WHAT IS BEING ASKED
Set down all of the data that follows word for word, without the images.

DATA
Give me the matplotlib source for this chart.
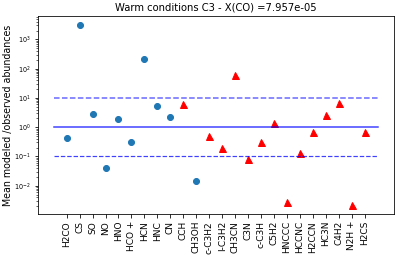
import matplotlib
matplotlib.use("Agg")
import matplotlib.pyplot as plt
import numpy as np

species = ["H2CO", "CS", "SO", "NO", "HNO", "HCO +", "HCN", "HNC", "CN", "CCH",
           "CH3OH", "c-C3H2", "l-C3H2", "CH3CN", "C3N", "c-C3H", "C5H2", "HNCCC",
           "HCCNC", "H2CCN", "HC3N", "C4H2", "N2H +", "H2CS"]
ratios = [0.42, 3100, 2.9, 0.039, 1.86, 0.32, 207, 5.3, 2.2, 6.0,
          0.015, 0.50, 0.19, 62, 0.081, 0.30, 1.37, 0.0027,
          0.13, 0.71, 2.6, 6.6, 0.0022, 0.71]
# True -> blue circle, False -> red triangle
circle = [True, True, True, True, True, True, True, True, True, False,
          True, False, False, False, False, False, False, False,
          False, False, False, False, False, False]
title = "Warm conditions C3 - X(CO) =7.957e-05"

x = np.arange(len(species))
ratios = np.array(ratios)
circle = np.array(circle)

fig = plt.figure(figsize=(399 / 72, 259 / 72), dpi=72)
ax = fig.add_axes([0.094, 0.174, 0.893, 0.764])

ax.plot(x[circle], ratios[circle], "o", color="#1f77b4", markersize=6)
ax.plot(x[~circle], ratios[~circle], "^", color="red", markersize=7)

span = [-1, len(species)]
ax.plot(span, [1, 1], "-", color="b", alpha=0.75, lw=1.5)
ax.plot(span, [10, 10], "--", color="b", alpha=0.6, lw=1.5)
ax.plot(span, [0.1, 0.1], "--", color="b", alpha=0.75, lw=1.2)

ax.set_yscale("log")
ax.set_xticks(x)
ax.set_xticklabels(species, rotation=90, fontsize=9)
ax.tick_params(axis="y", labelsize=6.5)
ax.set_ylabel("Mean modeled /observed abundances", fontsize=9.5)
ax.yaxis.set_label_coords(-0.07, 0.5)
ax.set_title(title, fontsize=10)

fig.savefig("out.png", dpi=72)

WRITTEN RESPONSE
Give me the matplotlib source for this chart.
import matplotlib
matplotlib.use("Agg")
import matplotlib.pyplot as plt
import numpy as np

species = ["H2CO", "CS", "SO", "NO", "HNO", "HCO +", "HCN", "HNC", "CN", "CCH",
           "CH3OH", "c-C3H2", "l-C3H2", "CH3CN", "C3N", "c-C3H", "C5H2", "HNCCC",
           "HCCNC", "H2CCN", "HC3N", "C4H2", "N2H +", "H2CS"]
ratios = [0.42, 3100, 2.9, 0.039, 1.86, 0.32, 207, 5.3, 2.2, 6.0,
          0.015, 0.50, 0.19, 62, 0.081, 0.30, 1.37, 0.0027,
          0.13, 0.71, 2.6, 6.6, 0.0022, 0.71]
# True -> blue circle, False -> red triangle
circle = [True, True, True, True, True, True, True, True, True, False,
          True, False, False, False, False, False, False, False,
          False, False, False, False, False, False]
title = "Warm conditions C3 - X(CO) =7.957e-05"

x = np.arange(len(species))
ratios = np.array(ratios)
circle = np.array(circle)

fig = plt.figure(figsize=(399 / 72, 259 / 72), dpi=72)
ax = fig.add_axes([0.094, 0.174, 0.893, 0.764])

ax.plot(x[circle], ratios[circle], "o", color="#1f77b4", markersize=6)
ax.plot(x[~circle], ratios[~circle], "^", color="red", markersize=7)

span = [-1, len(species)]
ax.plot(span, [1, 1], "-", color="b", alpha=0.75, lw=1.5)
ax.plot(span, [10, 10], "--", color="b", alpha=0.6, lw=1.5)
ax.plot(span, [0.1, 0.1], "--", color="b", alpha=0.75, lw=1.2)

ax.set_yscale("log")
ax.set_xticks(x)
ax.set_xticklabels(species, rotation=90, fontsize=9)
ax.tick_params(axis="y", labelsize=6.5)
ax.set_ylabel("Mean modeled /observed abundances", fontsize=9.5)
ax.yaxis.set_label_coords(-0.07, 0.5)
ax.set_title(title, fontsize=10)

fig.savefig("out.png", dpi=72)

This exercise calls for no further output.